■ Task instructions ■
Count, in the entries below, the lines in which "this" occurs. Give the number, nothing more.
>> Start
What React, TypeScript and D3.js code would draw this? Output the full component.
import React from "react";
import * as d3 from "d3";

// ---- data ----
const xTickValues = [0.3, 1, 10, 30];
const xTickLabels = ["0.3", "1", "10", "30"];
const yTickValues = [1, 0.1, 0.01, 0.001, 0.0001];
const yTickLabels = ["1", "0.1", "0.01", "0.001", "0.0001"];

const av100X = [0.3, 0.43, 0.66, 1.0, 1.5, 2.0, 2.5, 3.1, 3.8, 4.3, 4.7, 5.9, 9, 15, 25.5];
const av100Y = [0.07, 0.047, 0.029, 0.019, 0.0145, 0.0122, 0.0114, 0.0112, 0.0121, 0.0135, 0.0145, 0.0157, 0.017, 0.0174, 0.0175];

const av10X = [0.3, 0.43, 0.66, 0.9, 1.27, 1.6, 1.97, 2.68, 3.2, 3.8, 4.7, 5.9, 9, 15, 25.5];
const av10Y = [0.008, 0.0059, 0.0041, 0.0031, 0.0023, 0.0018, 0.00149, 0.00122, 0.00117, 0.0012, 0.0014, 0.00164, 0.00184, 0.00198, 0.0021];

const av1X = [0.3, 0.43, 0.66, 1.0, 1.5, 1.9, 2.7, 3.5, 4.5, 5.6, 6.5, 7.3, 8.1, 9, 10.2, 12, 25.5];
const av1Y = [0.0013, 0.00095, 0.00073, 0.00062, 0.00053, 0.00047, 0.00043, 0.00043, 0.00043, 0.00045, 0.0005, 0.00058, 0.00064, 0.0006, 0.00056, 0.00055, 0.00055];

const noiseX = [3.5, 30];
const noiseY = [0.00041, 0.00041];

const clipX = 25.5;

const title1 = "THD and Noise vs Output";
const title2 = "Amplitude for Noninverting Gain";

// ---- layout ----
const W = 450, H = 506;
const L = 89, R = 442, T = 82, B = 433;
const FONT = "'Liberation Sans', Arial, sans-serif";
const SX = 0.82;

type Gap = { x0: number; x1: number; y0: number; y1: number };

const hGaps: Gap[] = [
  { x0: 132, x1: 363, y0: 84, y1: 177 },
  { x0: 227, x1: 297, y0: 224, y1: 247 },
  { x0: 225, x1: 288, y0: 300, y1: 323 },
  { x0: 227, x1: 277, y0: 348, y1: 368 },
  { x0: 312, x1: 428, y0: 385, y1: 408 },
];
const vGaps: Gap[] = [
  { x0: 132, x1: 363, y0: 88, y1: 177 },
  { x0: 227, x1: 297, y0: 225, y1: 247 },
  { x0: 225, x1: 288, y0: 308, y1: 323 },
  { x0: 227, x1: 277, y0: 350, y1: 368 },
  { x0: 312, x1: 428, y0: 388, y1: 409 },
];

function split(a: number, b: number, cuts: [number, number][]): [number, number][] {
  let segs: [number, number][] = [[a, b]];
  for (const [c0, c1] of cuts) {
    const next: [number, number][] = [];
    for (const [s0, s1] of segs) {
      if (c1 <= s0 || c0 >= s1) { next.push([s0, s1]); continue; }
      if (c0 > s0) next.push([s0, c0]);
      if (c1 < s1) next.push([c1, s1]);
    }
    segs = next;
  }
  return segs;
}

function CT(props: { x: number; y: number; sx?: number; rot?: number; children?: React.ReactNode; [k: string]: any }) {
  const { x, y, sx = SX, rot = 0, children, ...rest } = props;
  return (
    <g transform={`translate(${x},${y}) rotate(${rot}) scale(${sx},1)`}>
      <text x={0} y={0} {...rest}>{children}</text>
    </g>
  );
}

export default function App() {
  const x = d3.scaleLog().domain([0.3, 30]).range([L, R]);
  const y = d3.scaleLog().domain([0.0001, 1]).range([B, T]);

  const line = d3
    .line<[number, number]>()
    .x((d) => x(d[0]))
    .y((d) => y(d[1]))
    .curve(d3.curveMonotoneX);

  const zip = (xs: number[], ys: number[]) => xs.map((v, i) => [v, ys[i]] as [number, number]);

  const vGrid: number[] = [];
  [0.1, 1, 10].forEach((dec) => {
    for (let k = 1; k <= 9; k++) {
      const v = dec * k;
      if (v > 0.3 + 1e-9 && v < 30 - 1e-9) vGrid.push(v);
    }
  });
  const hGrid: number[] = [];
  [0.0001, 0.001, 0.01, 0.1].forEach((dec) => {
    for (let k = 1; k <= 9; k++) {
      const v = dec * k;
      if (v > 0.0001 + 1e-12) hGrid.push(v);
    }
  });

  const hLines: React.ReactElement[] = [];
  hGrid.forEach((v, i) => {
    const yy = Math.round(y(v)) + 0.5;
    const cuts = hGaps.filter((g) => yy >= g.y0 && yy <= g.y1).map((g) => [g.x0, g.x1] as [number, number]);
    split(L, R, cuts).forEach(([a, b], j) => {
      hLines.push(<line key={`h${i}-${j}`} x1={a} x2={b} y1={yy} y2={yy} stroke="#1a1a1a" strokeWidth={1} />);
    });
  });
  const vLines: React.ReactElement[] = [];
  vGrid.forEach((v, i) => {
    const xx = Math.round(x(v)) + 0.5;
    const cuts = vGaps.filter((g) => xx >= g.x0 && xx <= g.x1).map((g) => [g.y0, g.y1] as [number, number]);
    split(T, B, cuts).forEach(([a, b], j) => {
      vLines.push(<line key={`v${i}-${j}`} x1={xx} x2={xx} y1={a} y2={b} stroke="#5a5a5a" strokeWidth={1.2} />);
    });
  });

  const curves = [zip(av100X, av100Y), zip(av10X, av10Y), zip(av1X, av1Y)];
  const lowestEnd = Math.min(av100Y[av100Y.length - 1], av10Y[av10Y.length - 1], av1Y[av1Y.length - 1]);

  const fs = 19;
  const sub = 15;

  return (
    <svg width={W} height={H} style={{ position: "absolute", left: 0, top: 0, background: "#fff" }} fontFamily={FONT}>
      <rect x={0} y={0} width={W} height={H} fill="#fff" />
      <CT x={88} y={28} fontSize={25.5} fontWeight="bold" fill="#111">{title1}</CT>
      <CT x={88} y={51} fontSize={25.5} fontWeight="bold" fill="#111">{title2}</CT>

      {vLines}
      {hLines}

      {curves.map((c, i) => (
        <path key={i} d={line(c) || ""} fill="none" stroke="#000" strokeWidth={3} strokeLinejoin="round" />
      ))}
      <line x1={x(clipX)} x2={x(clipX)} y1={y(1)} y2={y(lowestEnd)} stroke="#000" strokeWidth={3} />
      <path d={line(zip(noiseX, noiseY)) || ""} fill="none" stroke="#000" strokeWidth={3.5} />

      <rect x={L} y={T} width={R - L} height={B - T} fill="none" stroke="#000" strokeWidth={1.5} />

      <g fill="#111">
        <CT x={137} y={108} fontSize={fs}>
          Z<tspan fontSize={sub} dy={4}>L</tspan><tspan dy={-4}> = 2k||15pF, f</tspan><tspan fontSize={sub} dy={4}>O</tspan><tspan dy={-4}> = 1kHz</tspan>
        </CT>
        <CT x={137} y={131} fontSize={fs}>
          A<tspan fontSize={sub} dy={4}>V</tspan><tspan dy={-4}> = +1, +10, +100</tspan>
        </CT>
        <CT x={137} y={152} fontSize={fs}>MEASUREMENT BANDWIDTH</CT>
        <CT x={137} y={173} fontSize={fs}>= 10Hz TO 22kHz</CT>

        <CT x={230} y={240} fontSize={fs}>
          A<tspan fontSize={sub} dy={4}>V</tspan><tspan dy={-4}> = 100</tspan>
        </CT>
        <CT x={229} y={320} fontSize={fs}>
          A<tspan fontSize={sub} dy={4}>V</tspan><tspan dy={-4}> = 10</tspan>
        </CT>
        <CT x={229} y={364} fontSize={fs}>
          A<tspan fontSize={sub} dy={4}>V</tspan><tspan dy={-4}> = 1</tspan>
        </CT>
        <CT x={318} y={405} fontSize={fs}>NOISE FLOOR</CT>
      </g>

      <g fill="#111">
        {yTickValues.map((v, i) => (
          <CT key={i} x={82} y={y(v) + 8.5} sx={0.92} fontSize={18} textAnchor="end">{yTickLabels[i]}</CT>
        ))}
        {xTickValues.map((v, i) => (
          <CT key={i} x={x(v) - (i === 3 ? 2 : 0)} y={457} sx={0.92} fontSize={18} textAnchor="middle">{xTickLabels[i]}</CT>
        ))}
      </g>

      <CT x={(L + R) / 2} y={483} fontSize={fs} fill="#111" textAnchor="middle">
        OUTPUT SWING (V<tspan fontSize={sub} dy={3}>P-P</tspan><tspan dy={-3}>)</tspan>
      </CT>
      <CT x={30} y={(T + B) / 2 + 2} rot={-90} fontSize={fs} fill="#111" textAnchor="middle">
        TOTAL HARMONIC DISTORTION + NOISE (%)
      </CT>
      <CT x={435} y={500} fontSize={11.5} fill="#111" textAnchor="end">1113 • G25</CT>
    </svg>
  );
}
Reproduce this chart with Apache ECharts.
>> End
■ Expected answer ■
2